___ ENTRIES SHOWN ___
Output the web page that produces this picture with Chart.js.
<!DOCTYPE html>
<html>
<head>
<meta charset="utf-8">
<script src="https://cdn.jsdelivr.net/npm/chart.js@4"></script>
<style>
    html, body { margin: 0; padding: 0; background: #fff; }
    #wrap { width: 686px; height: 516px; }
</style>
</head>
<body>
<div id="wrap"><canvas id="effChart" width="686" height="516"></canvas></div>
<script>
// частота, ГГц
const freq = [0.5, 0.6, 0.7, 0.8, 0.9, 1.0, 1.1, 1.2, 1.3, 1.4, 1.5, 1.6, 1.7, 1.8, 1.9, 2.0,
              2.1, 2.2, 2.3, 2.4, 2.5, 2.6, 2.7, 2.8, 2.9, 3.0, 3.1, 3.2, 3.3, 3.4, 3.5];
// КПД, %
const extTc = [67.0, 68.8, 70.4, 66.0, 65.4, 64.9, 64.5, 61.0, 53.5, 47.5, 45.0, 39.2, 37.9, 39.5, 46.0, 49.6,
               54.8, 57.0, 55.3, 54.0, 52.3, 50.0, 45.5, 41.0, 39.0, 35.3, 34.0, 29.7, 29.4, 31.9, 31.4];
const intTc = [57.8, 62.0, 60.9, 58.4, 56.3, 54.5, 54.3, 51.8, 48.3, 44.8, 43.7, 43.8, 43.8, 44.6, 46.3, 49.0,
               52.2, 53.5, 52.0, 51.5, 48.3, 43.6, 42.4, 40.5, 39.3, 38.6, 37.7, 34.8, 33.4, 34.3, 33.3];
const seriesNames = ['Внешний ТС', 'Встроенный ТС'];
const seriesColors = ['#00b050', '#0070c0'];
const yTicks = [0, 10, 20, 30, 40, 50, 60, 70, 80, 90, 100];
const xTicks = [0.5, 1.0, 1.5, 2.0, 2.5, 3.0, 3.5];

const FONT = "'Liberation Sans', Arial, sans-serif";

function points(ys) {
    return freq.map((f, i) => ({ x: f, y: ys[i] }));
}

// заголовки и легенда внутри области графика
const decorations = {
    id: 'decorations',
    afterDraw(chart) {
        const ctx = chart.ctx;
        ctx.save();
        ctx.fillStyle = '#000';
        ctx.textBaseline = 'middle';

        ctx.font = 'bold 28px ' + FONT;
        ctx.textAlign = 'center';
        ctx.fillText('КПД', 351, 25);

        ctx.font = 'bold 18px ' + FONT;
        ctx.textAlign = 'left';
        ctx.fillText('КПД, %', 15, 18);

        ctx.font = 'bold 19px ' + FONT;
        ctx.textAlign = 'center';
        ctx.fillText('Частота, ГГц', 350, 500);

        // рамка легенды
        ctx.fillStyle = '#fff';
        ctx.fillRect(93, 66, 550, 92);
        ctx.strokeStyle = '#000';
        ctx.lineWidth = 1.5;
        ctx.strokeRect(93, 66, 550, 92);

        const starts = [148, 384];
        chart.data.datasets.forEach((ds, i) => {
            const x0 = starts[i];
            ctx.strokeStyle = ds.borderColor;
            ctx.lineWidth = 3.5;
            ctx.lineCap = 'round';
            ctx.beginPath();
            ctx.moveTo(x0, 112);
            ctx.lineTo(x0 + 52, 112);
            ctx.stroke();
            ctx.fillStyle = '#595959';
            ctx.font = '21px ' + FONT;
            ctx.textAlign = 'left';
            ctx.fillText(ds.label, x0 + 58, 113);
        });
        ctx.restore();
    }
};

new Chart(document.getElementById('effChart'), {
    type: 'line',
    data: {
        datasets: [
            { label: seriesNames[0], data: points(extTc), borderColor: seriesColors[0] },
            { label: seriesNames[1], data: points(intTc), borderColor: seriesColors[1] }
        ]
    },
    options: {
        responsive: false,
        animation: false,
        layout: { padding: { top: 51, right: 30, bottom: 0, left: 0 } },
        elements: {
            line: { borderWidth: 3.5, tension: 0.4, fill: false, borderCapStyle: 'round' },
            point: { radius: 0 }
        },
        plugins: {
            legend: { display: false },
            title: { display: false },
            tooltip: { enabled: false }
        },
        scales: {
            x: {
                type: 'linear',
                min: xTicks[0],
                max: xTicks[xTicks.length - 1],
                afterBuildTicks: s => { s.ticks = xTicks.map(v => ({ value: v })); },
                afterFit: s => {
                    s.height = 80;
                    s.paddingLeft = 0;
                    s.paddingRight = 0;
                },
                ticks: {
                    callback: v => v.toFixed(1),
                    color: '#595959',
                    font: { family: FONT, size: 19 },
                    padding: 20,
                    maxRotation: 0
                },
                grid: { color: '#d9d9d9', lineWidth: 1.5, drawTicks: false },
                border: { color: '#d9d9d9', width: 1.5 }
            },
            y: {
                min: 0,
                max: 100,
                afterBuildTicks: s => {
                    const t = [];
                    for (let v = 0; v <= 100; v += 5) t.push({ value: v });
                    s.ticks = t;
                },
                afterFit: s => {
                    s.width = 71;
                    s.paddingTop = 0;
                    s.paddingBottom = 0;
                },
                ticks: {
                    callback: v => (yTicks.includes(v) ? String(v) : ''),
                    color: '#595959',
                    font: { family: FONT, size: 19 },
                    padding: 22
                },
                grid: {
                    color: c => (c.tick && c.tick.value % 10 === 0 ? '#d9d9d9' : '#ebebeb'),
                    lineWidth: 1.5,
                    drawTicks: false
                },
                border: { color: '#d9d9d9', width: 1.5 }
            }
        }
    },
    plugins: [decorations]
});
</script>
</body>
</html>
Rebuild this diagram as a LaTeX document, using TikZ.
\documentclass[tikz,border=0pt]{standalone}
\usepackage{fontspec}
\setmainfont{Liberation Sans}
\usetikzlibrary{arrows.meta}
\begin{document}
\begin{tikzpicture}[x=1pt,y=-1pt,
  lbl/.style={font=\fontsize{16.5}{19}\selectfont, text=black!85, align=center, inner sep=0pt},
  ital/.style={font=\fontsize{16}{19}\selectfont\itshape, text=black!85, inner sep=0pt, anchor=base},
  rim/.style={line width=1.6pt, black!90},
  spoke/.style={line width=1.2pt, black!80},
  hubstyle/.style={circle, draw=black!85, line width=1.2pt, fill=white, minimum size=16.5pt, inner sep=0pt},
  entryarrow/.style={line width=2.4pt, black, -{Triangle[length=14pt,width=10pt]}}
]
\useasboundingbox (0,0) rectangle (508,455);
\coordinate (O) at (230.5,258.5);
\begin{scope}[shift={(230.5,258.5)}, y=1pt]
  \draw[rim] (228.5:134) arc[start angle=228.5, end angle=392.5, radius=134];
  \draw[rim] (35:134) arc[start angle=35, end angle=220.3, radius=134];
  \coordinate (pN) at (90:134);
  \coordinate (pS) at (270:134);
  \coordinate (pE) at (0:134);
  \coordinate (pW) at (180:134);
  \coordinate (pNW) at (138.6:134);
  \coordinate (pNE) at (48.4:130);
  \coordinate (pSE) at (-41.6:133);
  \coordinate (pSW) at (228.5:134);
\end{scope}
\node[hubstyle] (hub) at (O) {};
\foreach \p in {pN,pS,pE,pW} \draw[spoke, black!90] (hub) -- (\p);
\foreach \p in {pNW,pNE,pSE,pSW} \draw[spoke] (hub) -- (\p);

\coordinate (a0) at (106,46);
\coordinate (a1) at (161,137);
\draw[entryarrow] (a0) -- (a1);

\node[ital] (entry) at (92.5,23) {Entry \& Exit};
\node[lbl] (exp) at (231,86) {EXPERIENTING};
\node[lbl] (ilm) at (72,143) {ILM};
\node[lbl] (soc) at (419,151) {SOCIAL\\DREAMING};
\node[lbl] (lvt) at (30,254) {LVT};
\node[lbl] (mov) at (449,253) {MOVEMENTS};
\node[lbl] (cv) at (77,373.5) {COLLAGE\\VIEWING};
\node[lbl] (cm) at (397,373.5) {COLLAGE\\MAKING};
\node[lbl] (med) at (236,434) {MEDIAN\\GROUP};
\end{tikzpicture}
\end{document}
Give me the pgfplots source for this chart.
___
> **WHAT TO DO**
Say how many lines in the records hold "this", with the number as the whole reply.

> **RESULT**
3